Acogidos a sagrado, como se acostumbraba en la época, Florencio y sus hombres permanecieron tres meses atrincherados en aquel recinto, pero con la connivencia de los frailes y la ayuda de algunos ciudadanos, más por miedo a represalias que por deseos reales de ayudarlos, lo cierto es que salían y entraban por pasajes subterráneos y recibían comida y mujeres, ante las queja de las autoridades de toda Andalucía.

Pero la queja que hizo más mella fue la del abad de la Colegial, que manifestó al arzobispo de Sevilla que la presencia de los sitiadores impedía a los fieles entrar en la iglesia a cumplir con sus devociones. Como el responsable de la tropa no accediera a levantar el asedio, inició contra él un proceso de excomunión

Ante semejante desbarajuste el propio arzobispo de Sevilla se plantó en Osuna, consiguiendo que la tropa permitiese la entrada en el templo, pero aprovechando que sus puertas se abrieron para dar entrada a la feligresía, los soldados entraron en tropel y tras registrar el templo encontraron a Florencio y sus hombres ocultos en una cripta subterránea.

Por fin fueron todos presos y enviados a Granada para ser juzgados, acabando así con aquel disparate.

Agustín Florencio fue condenado a la horca y tras su ejecución, su cabeza fue expuesta en una pica en la ciudad de Osuna. Una de sus manos le fue cortada y enviada a Herrera para ser expuesta también.

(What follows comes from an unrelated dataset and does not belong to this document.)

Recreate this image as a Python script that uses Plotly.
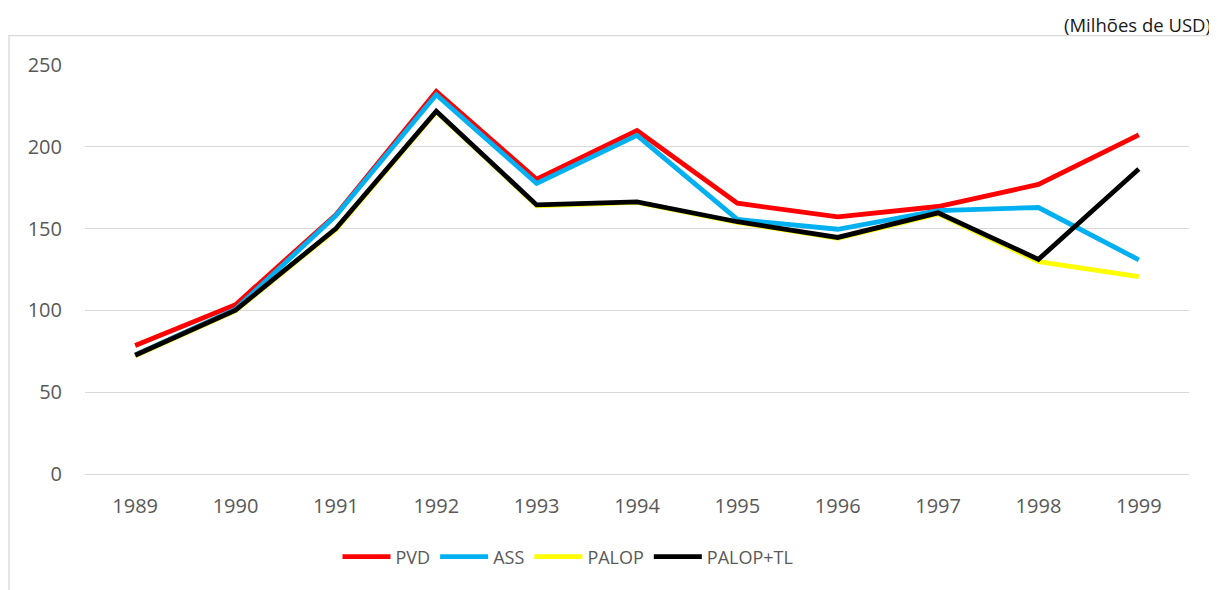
import plotly.graph_objects as go

years = ["1989", "1990", "1991", "1992", "1993", "1994", "1995", "1996", "1997", "1998", "1999"]
pvd = [78.5, 103.5, 158.5, 233.8, 180.2, 210.0, 165.5, 157.2, 163.5, 177.0, 207.3]
ass = [72.8, 100.8, 158.0, 231.8, 177.6, 207.0, 155.6, 149.6, 161.0, 162.9, 130.9]
palop = [72.3, 99.8, 149.5, 221.3, 164.0, 166.0, 153.8, 144.0, 159.0, 129.8, 120.6]
palop_tl = [72.6, 100.2, 150.0, 221.8, 164.5, 166.3, 154.2, 144.6, 159.6, 131.2, 186.4]

series = [("PVD", pvd, "#FF0000"), ("ASS", ass, "#00B0F0"),
          ("PALOP", palop, "#FFFF00"), ("PALOP+TL", palop_tl, "#000000")]

fig = go.Figure()
for name, vals, col in series:
    fig.add_trace(go.Scatter(x=years, y=vals, name=name, mode="lines",
                             line=dict(color=col, width=4.8)))

# page body has an 8px margin: work in reference pixels minus 8
OFF = 8
W, H = 1217 - OFF, 590 - OFF
L, R, T, B = 85 - OFF, 1188.7 - OFF, 65.3 - OFF, 474 - OFF
pw, ph = R - L, B - T

def px_x(p):
    return (p - OFF - L) / pw

def px_y(p):
    return (B - (p - OFF)) / ph

fig.update_layout(
    width=W, height=H,
    margin=dict(l=L, r=W - R, t=T, b=H - B),
    paper_bgcolor="white", plot_bgcolor="white",
    font=dict(family="Open Sans", color="#595959"),
    showlegend=True,
    legend=dict(orientation="h", xref="container", yref="container",
                x=(568 - OFF) / W, xanchor="center", y=1 - (557 - OFF) / H, yanchor="middle",
                itemwidth=48,
                font=dict(size=18, color="#595959"), traceorder="normal"),
    xaxis=dict(type="category", range=[-0.5, 10.5], showgrid=False, zeroline=False, showline=False,
               ticks="outside", ticklen=14, tickcolor="rgba(0,0,0,0)",
               tickfont=dict(size=20, color="#595959")),
    yaxis=dict(range=[0, 250], dtick=50, showgrid=True, gridcolor="#D9D9D9", gridwidth=1,
               zeroline=True, zerolinecolor="#D9D9D9", zerolinewidth=1, showline=False,
               ticks="outside", ticklen=18, tickcolor="rgba(0,0,0,0)",
               tickfont=dict(size=20, color="#595959")),
    shapes=[dict(type="rect", xref="paper", yref="paper",
                 x0=px_x(9), x1=px_x(1240), y0=px_y(620), y1=px_y(36),
                 line=dict(color="#D9D9D9", width=1.3), fillcolor="rgba(0,0,0,0)", layer="below")],
    annotations=[dict(text="(Milhões de USD)", xref="paper", yref="paper",
                      x=px_x(1213), y=px_y(25), xanchor="right", yanchor="middle",
                      showarrow=False, font=dict(size=18.5, color="#1a1a1a"))],
)

fig.write_html("out.html")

Aunque la historia no dedicó demasiada atención a este personaje, afortunadamente su trayectoria aparece escrita en los llamados “pliegos de cordel”, esas hojas impresas a manera de remotos antecedentes de los periódicos que se exponían para su venta colgando de cuerdas en plazas y mercados y de ahí su nombre.

Gracias a estas primitivas aproximaciones a la prensa, se puede reconstruir la vida del que llegara a ser el más cruel bandolero de Andalucía y el primero de la época moderna, pero según informe que el capitán de la compañía perseguidora enviara al Capitán General de Andalucía, su actividad criminal se mezclaba con la política, pues removía alcaldes y otras autoridades locales, exigía el pago de impuestos que correspondían a la hacienda pública, incluso llegó a deponer a un comendador.

Es decir, se había convertido en una especie de reyezuelo que hacía y deshacía en gran parte de las provincias de Córdoba, Jaén, Sevilla y norte de Cádiz y que durante buena parte de su horrible carrera delictiva, estuvo, si no protegido, al menos ignorado por las autoridades.

En plena Guerra de Sucesión, don Agustín Florencio tomó parte por el bando del Archiduque Carlos, frente al rey Felipe V, en una tierra claramente partidaria de monarca Borbón.

El propio bandolero llamaba Carlos III al Archiduque y decía que mientras el rey no venía, era él quien lo representaba; era él quien reinaba.

Ese fue el matiz que en esta ocasión y en muchas otras posteriormente, emplearon los bandoleros españoles para justificar sus andanzas, con el beneplácito de la facción política a la que se declaraban adeptos.